No tempo de Pitágoras, alguns pensadores gregos se afastaram do conceito dos deuses e começaram a explorar formas alternativas de explicar o que acontecia no mundo.

"[O filósofo grego] Tales [de Mileto] colocava a água no centro do seu mundo", segundo Riedweg.

"Ele considerava a água absolutamente essencial, que tudo é feito de água. Esta era a visão pré-socrática do mundo: existe uma aparência superficial e, debaixo dela, estão as razões reais."

"Para Pitágoras, o mais básico, o fundamental, é o número", explica o professor.

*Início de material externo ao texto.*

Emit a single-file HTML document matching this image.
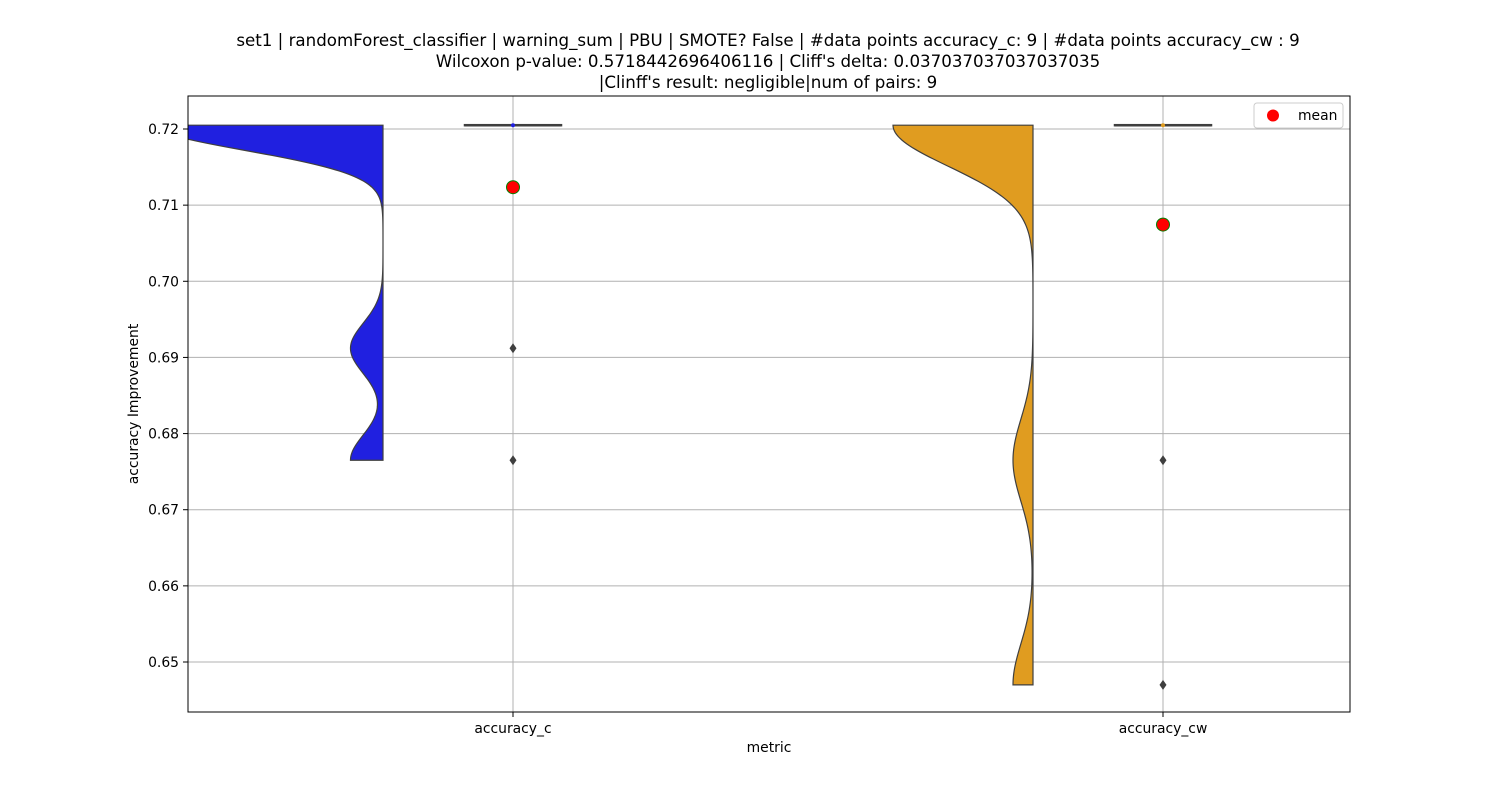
<!DOCTYPE html>
<html><head><meta charset="utf-8"><style>
body{margin:0;background:#fff;}
svg text{font-family:"DejaVu Sans","Liberation Sans",sans-serif;}
</style></head><body>
<svg id="chart" width="1500" height="800" xmlns="http://www.w3.org/2000/svg">
<defs><clipPath id="clip"><rect x="188" y="96" width="1162" height="616"/></clipPath></defs>
<rect x="0" y="0" width="1500" height="800" fill="#fff"/>
<g font-size="16.67" text-anchor="middle" fill="#000">
<text x="768" y="46">set1 | randomForest_classifier | warning_sum | PBU | SMOTE? False | #data points accuracy_c: 9 | #data points accuracy_cw : 9</text>
<text x="768" y="67">Wilcoxon p-value: 0.5718442696406116 | Cliff's delta: 0.037037037037037035</text>
<text x="768" y="88">|Clinff's result: negligible|num of pairs: 9</text>
</g>
<g id="grid"></g>
<g id="violins" clip-path="url(#clip)"></g>
<g id="boxes"></g>
<rect x="188" y="96" width="1162" height="616" fill="none" stroke="#000" stroke-width="1"/>
<g id="axes"></g>
<text x="769" y="752" font-size="13.9" text-anchor="middle">metric</text>
<text transform="translate(138,404) rotate(-90)" font-size="13.9" text-anchor="middle">accuracy Improvement</text>
<g>
<rect x="1254" y="103" width="89" height="25" rx="3" fill="#fff" stroke="#ccc"/>
<circle cx="1273" cy="115.5" r="6" fill="red"/>
<text x="1298" y="120" font-size="13.9">mean</text>
</g>
</svg>
<script>
const categories=["accuracy_c","accuracy_cw"];
const valuesC=[0.7205,0.7205,0.7205,0.7205,0.7205,0.7205,0.7205,0.6912,0.6765];
const valuesCW=[0.7205,0.7205,0.7205,0.7205,0.7205,0.7205,0.7205,0.6765,0.6470];
const yTicks=[0.65,0.66,0.67,0.68,0.69,0.70,0.71,0.72];
const colors=["#2020e0","#e09c20"];
const NS="http://www.w3.org/2000/svg";
const y=v=>129+(0.72-v)*7614.3;
const xc=i=>513+i*650;
function mk(t,a,p){const e=document.createElementNS(NS,t);for(const k in a)e.setAttribute(k,a[k]);p.appendChild(e);return e;}
const grid=document.getElementById('grid'),axes=document.getElementById('axes');
yTicks.forEach(v=>{
 const l=mk('line',{x1:188,x2:1350,y1:y(v),y2:y(v),stroke:'#b0b0b0','stroke-width':1},grid);
 
 const tk=mk('line',{x1:183,x2:188,y1:y(v),y2:y(v),stroke:'#000'},axes);
 
 const t=mk('text',{x:179,y:y(v)+5,'font-size':13.9,'text-anchor':'end'},axes);t.textContent=v.toFixed(2);
 
});
categories.forEach((c,i)=>{
 const l=mk('line',{x1:xc(i),x2:xc(i),y1:96,y2:712,stroke:'#b0b0b0'},grid);
 
 const tk=mk('line',{x1:xc(i),x2:xc(i),y1:712,y2:717,stroke:'#000'},axes);
 
 const t=mk('text',{x:xc(i),y:733,'font-size':13.9,'text-anchor':'middle'},axes);t.textContent=c;
 
});
function stats(a){const m=a.reduce((s,v)=>s+v,0)/a.length;const sd=Math.sqrt(a.reduce((s,v)=>s+(v-m)*(v-m),0)/(a.length-1));return{m,sd};}
function kde(a,h,v){return a.reduce((s,d)=>s+Math.exp(-0.5*((v-d)/h)**2),0)/(a.length*h*Math.sqrt(2*Math.PI));}
const sets=[valuesC,valuesCW];
const bwFactor=0.2;
const info=sets.map(a=>{const s=stats(a);const h=s.sd*bwFactor;const lo=Math.min(...a),hi=Math.max(...a);const pts=[];let mx=0;for(let k=0;k<=300;k++){const v=lo+(hi-lo)*k/300;const d=kde(a,h,v);mx=Math.max(mx,d);pts.push([v,d]);}return{s,lo,hi,pts,mx};});
const scale=140/info[1].mx;
const vg=document.getElementById('violins'),bg=document.getElementById('boxes');
info.forEach((inf,i)=>{
 const xr=xc(i)-130;
 let d=`M${xr},${y(inf.hi)}`;
 for(let k=inf.pts.length-1;k>=0;k--){const [v,den]=inf.pts[k];d+=` L${xr-den*scale},${y(v)}`;}
 d+=` L${xr},${y(inf.lo)} Z`;
 const p=mk('path',{d,fill:colors[i],stroke:'#3f3f3f','stroke-width':1.2},vg);
 
 const a=[...sets[i]].sort((x,z)=>x-z);
 const q=f=>{const pos=(a.length-1)*f,l=Math.floor(pos);return a[l]+(a[Math.min(l+1,a.length-1)]-a[l])*(pos-l);};
 const q1=q(0.25),q3=q(0.75),iqr=q3-q1;
 const bx=mk('rect',{x:xc(i)-48,y:y(q3),width:96,height:Math.max(y(q1)-y(q3),0.01),fill:colors[i],stroke:'#3f3f3f','stroke-width':2.5},bg);
 
 const md=mk('line',{x1:xc(i)-48,x2:xc(i)+48,y1:y(q(0.5)),y2:y(q(0.5)),stroke:'#3f3f3f','stroke-width':2.5},bg);
 
 const mdot=mk('circle',{cx:xc(i),cy:y(q(0.5)),r:2,fill:colors[i]},bg);
 
 a.filter(v=>v<q1-1.5*iqr||v>q3+1.5*iqr).forEach(v=>{
  const o=mk('path',{d:`M${xc(i)},${y(v)-5} L${xc(i)+3.5},${y(v)} L${xc(i)},${y(v)+5} L${xc(i)-3.5},${y(v)} Z`,fill:'#3f3f3f'},bg);
  
 });
 const mc=mk('circle',{cx:xc(i),cy:y(inf.s.m),r:6.5,fill:'red',stroke:'green','stroke-width':1},bg);
 
});
</script>
</body></html>
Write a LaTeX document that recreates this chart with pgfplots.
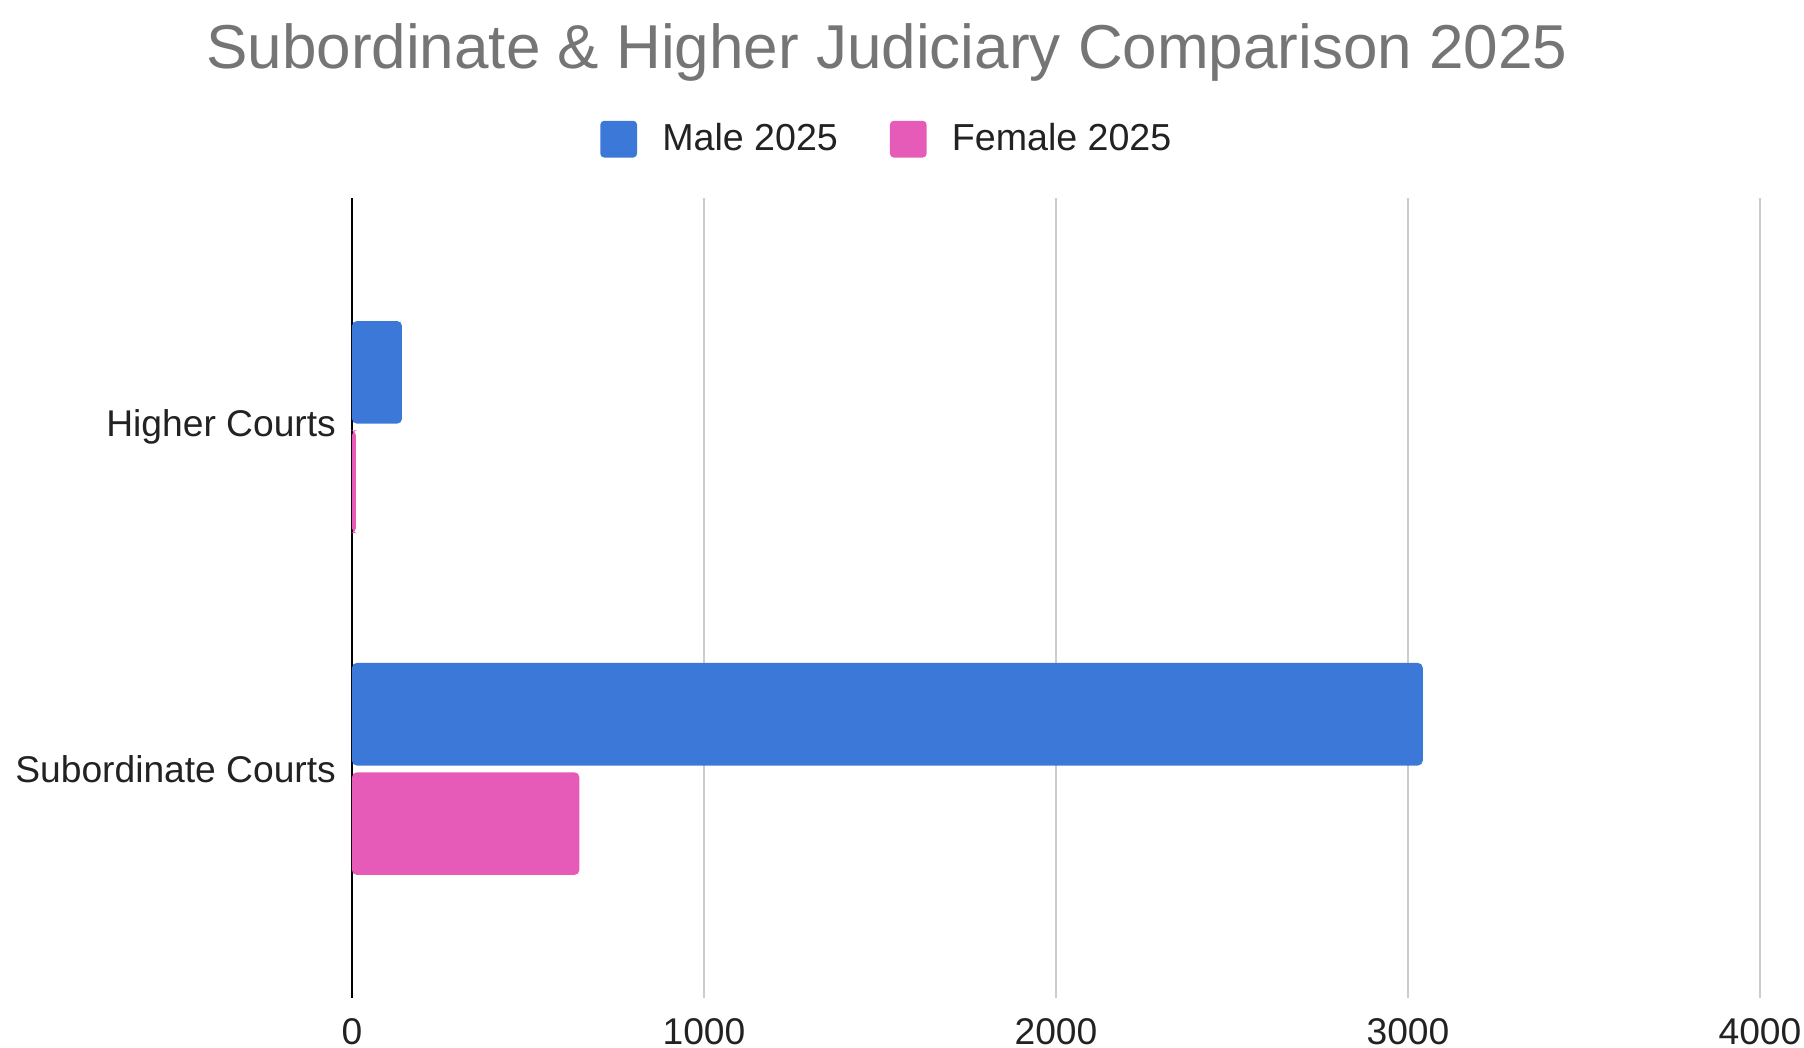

Em um dos poucos trechos que restaram de uma das primeiras biografias de Pitágoras, seu aluno Aristóxenes destaca o que pode ter sido a contribuição mais importante do gênio grego para o pensamento ocidental:

"[Pitágoras] resgatou e promoveu o estudo dos números mais do que qualquer outro, separando-o da prática puramente mercantilista e relacionando tudo com os números."

Riedweg acredita que esta revelação pôde ser obtida com seus estudos musicais, que revelam a relação entre a divisão de uma corda e o som que ela produz.

"Suponho que a descoberta das proporções básicas da música foi uma das descobertas mais importantes feitas por Pitágoras", segundo ele

Descobrir a relação da música com os números pode ter incentivado Pitágoras a procurar outras relações similares. E ele acabou encontrando essas relações em tudo, desde os astros até o comportamento das pessoas.

Pitágoras acreditava, por exemplo, que o movimento dos astros e suas distâncias relativas concordavam com os intervalos musicais e que eles deveriam produzir sons harmônicos (impossíveis de serem percebidos por seres humanos por serem constantes), conhecidos como "a música das esferas".

"Esses filósofos pré-socráticos realmente eram filósofos naturais", segundo Riedweg. "Era uma filosofia que podia ser comparada com a física e a cosmologia, pois eles procuravam explicar tudo no mundo, desde por que uma planta cresce até por que o Nilo inunda."

"Eram os filósofos que tentavam decifrar as regras que definem o mundo", segundo o professor.